**Work instructions**
Retype the opening lines of the listing below, ending with the line that contains "const minorTicks = d3.range(205, 375, 5).filter(v", and leave out any pictures.

━━━ Given material

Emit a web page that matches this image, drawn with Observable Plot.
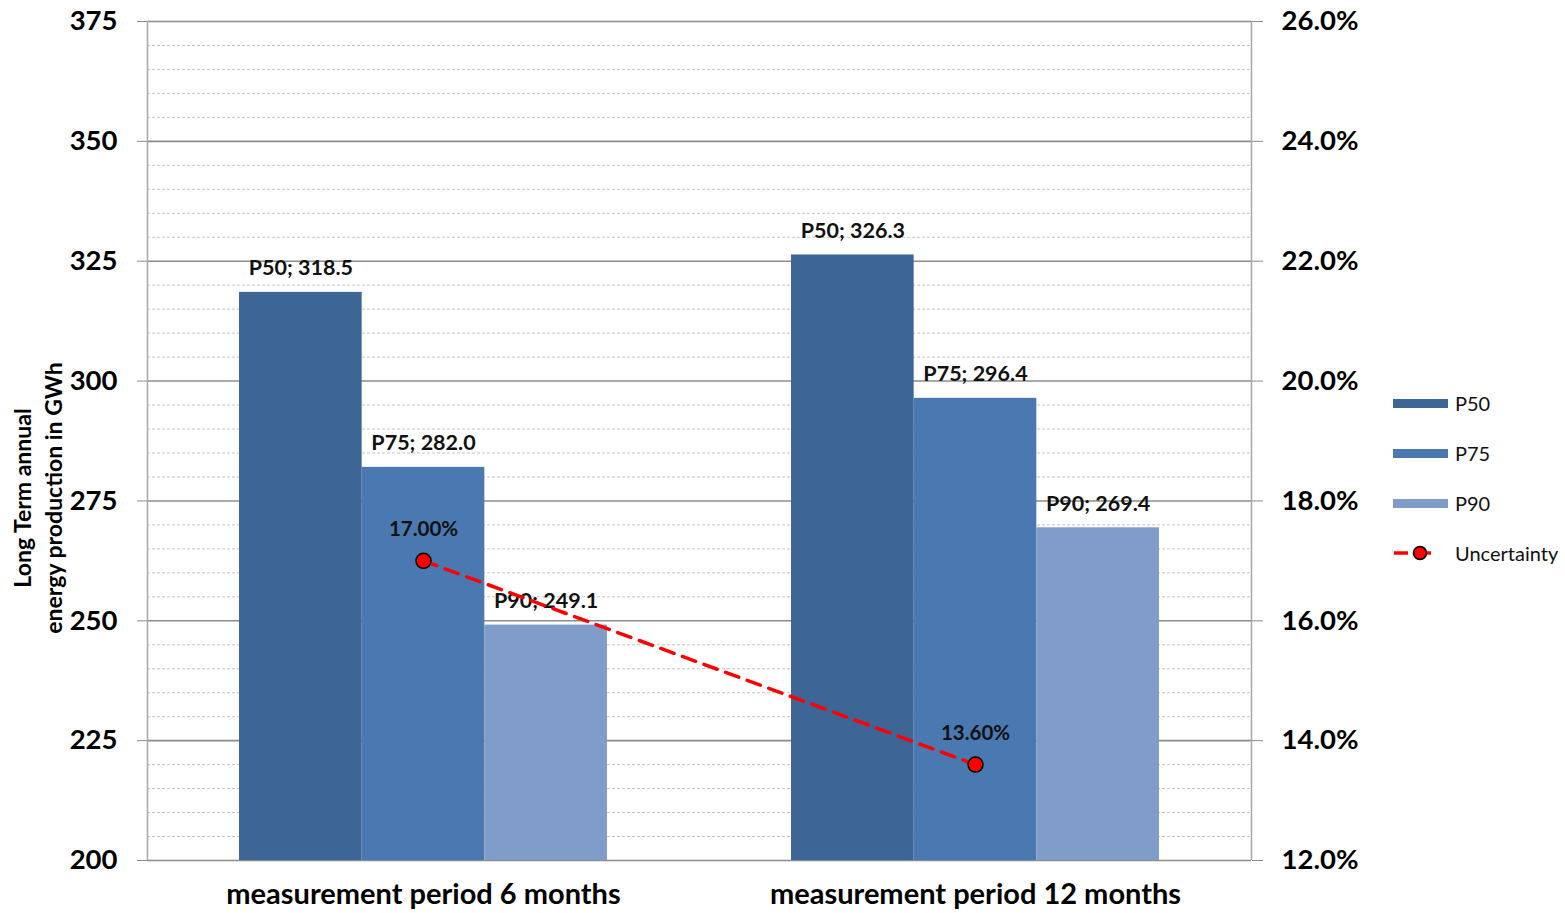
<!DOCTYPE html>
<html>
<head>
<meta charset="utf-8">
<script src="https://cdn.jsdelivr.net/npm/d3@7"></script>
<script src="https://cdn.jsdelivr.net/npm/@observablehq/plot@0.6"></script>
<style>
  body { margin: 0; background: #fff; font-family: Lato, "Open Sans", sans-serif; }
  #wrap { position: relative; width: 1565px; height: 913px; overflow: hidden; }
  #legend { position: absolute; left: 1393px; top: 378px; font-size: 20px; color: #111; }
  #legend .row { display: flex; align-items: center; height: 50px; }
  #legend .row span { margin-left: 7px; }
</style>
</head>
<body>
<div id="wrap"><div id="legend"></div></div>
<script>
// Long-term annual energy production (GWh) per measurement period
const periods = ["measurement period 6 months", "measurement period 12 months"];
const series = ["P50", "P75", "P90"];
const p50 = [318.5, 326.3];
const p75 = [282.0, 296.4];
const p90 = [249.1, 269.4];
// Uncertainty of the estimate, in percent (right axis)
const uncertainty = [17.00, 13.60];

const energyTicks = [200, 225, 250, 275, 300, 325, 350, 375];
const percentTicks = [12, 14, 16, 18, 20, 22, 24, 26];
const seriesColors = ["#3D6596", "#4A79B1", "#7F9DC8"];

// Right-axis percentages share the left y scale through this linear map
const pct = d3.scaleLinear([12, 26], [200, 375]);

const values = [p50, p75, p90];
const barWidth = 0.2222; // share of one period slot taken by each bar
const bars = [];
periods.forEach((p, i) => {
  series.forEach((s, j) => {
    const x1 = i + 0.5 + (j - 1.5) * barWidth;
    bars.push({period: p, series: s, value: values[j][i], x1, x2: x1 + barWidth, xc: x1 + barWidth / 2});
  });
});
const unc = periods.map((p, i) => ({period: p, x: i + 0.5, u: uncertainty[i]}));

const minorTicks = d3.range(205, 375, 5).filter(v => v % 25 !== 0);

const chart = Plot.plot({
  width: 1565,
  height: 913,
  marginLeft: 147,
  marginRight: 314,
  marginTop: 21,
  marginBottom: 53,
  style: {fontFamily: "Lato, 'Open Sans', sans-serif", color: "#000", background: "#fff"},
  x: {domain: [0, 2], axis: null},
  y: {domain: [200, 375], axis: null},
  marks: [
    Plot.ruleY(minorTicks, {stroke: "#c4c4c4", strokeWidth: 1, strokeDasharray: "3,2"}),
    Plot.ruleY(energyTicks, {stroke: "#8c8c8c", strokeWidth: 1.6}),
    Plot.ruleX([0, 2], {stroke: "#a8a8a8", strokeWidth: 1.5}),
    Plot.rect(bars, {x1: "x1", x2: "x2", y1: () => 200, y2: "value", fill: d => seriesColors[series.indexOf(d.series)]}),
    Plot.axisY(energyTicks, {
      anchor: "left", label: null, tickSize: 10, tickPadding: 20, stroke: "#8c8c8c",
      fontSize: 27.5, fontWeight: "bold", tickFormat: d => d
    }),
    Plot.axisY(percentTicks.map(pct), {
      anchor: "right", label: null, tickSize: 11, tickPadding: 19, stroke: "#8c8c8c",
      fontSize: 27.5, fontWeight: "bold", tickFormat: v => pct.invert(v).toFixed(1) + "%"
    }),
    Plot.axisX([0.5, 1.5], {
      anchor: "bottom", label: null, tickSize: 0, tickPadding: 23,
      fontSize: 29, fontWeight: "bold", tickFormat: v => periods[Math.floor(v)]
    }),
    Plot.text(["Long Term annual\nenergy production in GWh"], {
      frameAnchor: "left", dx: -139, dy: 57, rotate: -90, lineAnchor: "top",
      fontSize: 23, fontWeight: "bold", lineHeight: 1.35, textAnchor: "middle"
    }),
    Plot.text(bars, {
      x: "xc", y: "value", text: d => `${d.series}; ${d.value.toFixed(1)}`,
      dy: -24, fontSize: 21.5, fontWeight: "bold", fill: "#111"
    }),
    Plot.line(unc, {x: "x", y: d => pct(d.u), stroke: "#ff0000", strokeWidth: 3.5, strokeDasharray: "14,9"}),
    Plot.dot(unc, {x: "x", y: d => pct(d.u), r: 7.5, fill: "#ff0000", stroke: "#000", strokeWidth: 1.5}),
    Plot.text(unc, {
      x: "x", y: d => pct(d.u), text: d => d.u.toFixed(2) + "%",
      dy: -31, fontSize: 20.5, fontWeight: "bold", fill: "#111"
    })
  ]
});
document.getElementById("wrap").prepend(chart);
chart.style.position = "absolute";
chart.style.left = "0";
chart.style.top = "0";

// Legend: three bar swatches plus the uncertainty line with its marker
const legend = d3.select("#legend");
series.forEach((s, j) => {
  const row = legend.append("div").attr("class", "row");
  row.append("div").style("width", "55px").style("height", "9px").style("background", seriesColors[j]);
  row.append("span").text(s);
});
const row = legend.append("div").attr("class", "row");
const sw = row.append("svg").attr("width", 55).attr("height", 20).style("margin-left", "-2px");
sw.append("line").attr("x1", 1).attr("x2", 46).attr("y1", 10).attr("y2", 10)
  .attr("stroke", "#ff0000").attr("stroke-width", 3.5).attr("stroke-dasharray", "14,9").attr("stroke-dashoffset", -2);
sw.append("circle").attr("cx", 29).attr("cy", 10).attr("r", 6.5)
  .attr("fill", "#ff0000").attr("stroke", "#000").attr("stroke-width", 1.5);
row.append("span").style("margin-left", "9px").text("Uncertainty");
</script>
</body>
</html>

━━━━━━

**Result below**
Emit a web page that matches this image, drawn with Observable Plot.
<!DOCTYPE html>
<html>
<head>
<meta charset="utf-8">
<script src="https://cdn.jsdelivr.net/npm/d3@7"></script>
<script src="https://cdn.jsdelivr.net/npm/@observablehq/plot@0.6"></script>
<style>
  body { margin: 0; background: #fff; font-family: Lato, "Open Sans", sans-serif; }
  #wrap { position: relative; width: 1565px; height: 913px; overflow: hidden; }
  #legend { position: absolute; left: 1393px; top: 378px; font-size: 20px; color: #111; }
  #legend .row { display: flex; align-items: center; height: 50px; }
  #legend .row span { margin-left: 7px; }
</style>
</head>
<body>
<div id="wrap"><div id="legend"></div></div>
<script>
// Long-term annual energy production (GWh) per measurement period
const periods = ["measurement period 6 months", "measurement period 12 months"];
const series = ["P50", "P75", "P90"];
const p50 = [318.5, 326.3];
const p75 = [282.0, 296.4];
const p90 = [249.1, 269.4];
// Uncertainty of the estimate, in percent (right axis)
const uncertainty = [17.00, 13.60];

const energyTicks = [200, 225, 250, 275, 300, 325, 350, 375];
const percentTicks = [12, 14, 16, 18, 20, 22, 24, 26];
const seriesColors = ["#3D6596", "#4A79B1", "#7F9DC8"];

// Right-axis percentages share the left y scale through this linear map
const pct = d3.scaleLinear([12, 26], [200, 375]);

const values = [p50, p75, p90];
const barWidth = 0.2222; // share of one period slot taken by each bar
const bars = [];
periods.forEach((p, i) => {
  series.forEach((s, j) => {
    const x1 = i + 0.5 + (j - 1.5) * barWidth;
    bars.push({period: p, series: s, value: values[j][i], x1, x2: x1 + barWidth, xc: x1 + barWidth / 2});
  });
});
const unc = periods.map((p, i) => ({period: p, x: i + 0.5, u: uncertainty[i]}));

const minorTicks = d3.range(205, 375, 5).filter(v => v % 25 !== 0);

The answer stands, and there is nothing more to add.